If the Los Angeles Dodgers were a pit full of intimidating sharks last season, then, to borrow from Dr. Evil, they just got friggin’ laser beams attached to their friggin’ heads.
The defending World Series champions signed star pitcher Trevor Bauer to a three-year, $102 million contract in mid-February, cementing their status as unquestionably the deepest and most talented team in MLB. A quick rundown of their roster will leave you shaking your head in disbelief: a pitching staff anchored by Bauer, young ace Walker Buehler, and veteran Clayton Kershaw and a murderers’ row of a lineup led by former MVPs Cody Bellinger and Mookie Betts, to say nothing of last year’s breakout star, World Series MVP Corey Seager.
PECOTA, which sounds like a guerilla offshoot of PETA but is actually a sabermetric system that predicts baseball performance, anticipates the Dodgers to win 102.9 games this season. That is by far the best preseason projection in the algorithm’s nearly 20 years of existence, and it highlights just how potent the team’s concoction of talent really is.
Despite an admirable attempt to catch up in the arms race by their NL West rival, the San Diego Padres, everyone knows the World Series runs through Chavez Ravine. Perhaps the hardest problem Dodgers fans will face this year is deciding the color of the “NL West Champs” shirt they’ll inevitably buy in September.
We all assume the Dodgers will be standing at the top of the National League mountain at the end of the season. And while you may not think so now, that’s actually a great thing for baseball.

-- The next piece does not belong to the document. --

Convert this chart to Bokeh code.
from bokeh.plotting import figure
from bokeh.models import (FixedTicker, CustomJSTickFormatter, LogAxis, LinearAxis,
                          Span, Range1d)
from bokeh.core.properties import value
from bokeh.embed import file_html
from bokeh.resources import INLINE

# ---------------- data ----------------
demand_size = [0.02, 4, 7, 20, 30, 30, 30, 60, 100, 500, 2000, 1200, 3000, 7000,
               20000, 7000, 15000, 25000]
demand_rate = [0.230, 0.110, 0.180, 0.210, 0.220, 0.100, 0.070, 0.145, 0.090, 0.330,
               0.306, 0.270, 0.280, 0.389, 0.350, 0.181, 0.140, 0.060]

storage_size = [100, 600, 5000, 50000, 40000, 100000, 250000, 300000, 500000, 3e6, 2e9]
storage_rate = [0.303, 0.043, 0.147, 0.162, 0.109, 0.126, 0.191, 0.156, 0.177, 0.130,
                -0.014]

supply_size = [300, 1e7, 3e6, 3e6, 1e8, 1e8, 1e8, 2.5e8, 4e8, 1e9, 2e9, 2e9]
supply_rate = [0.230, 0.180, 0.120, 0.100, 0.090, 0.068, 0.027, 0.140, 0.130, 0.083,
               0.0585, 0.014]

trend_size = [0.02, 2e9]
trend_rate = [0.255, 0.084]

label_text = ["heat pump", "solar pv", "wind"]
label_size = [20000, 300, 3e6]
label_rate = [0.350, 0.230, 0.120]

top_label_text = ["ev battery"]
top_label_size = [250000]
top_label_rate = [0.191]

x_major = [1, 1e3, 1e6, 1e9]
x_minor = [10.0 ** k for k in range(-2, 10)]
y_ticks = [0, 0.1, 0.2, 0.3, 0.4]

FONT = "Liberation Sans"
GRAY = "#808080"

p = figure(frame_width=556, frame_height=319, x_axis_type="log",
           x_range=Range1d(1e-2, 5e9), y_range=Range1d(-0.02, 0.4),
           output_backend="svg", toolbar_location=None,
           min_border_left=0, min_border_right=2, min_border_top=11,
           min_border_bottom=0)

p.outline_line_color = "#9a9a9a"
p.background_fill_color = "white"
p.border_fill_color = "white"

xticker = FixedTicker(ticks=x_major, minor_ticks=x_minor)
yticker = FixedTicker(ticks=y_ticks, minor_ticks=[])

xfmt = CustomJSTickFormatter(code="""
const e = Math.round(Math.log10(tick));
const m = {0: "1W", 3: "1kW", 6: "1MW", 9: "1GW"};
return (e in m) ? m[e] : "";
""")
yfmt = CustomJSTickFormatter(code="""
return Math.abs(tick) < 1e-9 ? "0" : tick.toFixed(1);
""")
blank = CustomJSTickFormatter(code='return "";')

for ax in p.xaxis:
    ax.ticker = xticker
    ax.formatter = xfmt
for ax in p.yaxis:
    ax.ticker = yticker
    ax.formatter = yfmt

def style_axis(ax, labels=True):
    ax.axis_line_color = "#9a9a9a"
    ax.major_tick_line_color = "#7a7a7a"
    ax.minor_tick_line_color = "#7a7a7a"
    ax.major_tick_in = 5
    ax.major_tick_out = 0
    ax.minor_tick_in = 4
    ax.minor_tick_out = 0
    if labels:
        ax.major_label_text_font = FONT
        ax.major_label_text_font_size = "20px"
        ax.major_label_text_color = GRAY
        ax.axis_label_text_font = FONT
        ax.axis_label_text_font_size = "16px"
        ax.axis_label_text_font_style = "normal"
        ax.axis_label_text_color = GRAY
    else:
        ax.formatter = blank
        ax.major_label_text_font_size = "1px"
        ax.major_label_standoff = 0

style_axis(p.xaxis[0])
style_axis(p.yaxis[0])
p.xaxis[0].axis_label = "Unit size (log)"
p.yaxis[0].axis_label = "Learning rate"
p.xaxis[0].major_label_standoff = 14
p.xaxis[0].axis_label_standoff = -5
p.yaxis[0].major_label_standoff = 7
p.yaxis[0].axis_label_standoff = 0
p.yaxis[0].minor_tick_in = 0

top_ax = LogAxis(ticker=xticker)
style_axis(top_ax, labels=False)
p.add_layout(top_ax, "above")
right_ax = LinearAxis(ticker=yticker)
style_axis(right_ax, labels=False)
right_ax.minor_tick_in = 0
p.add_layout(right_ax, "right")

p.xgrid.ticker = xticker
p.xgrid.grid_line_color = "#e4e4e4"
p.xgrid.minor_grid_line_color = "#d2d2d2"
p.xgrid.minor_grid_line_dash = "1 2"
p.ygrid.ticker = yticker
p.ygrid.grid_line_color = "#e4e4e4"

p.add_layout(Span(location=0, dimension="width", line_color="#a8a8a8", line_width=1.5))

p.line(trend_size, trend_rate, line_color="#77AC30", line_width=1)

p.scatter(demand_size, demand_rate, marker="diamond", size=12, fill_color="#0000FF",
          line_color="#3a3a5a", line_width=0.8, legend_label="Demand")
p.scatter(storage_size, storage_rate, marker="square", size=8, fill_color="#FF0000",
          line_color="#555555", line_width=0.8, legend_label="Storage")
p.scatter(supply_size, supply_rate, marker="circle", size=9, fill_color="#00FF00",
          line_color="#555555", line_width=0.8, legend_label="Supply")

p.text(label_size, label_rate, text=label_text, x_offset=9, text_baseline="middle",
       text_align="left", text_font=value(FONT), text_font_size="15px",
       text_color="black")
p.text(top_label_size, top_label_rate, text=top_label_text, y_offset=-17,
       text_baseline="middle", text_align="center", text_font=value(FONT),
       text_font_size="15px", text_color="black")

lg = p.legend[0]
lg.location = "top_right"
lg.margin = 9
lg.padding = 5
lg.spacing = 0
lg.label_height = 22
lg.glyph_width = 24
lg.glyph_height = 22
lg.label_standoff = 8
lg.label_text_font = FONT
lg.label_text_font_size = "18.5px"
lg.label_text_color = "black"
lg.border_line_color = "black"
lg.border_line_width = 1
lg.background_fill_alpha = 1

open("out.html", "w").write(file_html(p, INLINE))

It’s been a while since we’ve had an MLB superteam to root against, and it sure isn’t going to be the New York Yankees again any time soon. Nothing unites fan bases and implores people to tune in more than cheering for David to slay Goliath, even if the Dodgers might catch David’s rock and have Dustin May hum it back at his head at 100 mph. We despised the Yankees when they were at their zenith, and we sneered in disgust at the Dodgers’ California counterparts, the Golden State Warriors, when they boasted basketball’s most insane roster for a few years. Those teams gave their sports an edge that drove fan engagement and created media narratives that we parsed over long after their respective seasons were over. With baseball’s World Series ratings last year hitting the lowest in the sport’s history, what better way to inch back up than to feature a team without a flaw whose only battle is with itself?
Baseball needs a villain. Even if you think you know the outcome before the season begins, it’s simply fun to cheer against the loaded superteam whose victory seems to be a foregone conclusion. Every pitch becomes that much more important when you’re hoping to see the fatal flaw exposed or looking to witness the historic upset that shatters the dreams of the guys everyone expected to succeed. It could even be your team that takes them down.
The Dodgers will bring out baseball’s collective id, driving our emotional impulse to hate and covet that which we cannot have ourselves. This is especially true after the signing of Bauer, who might be the most notorious Twitter troll in the league. He’s exactly the heel the Dodgers needed to force the rest of the league to turn up their noses, which will feed into the frenzy of hatred over the course of the season.
Can the Dodgers handle the pressure? What will Bauer say next? Will the tension of potential greatness break their backs or burnish their championship pedigree?
These preseason questions leave us with only more questions to be answered, and that’s why it’s actually to baseball’s benefit that a team that didn’t need any more standout players signed one of the most sought-after free agent pitchers to codify its top-tier rotation.
Sometimes, sports can induce complicated emotional responses in those of us who watch them. Sometimes, that emotion is pretty simple. And in 2021, the Dodgers will provoke the simplest response of all: hating a great team until it’s dethroned. Most sports fans don’t appreciate the history in front of us until long after it’s over, at which point we will all tell our grandchildren that the team we hated all along was actually the greatest we ever saw.
The Dodgers have created one of the best on-paper rosters baseball has ever seen.
That’s a good thing for baseball, even if they don’t live up to it.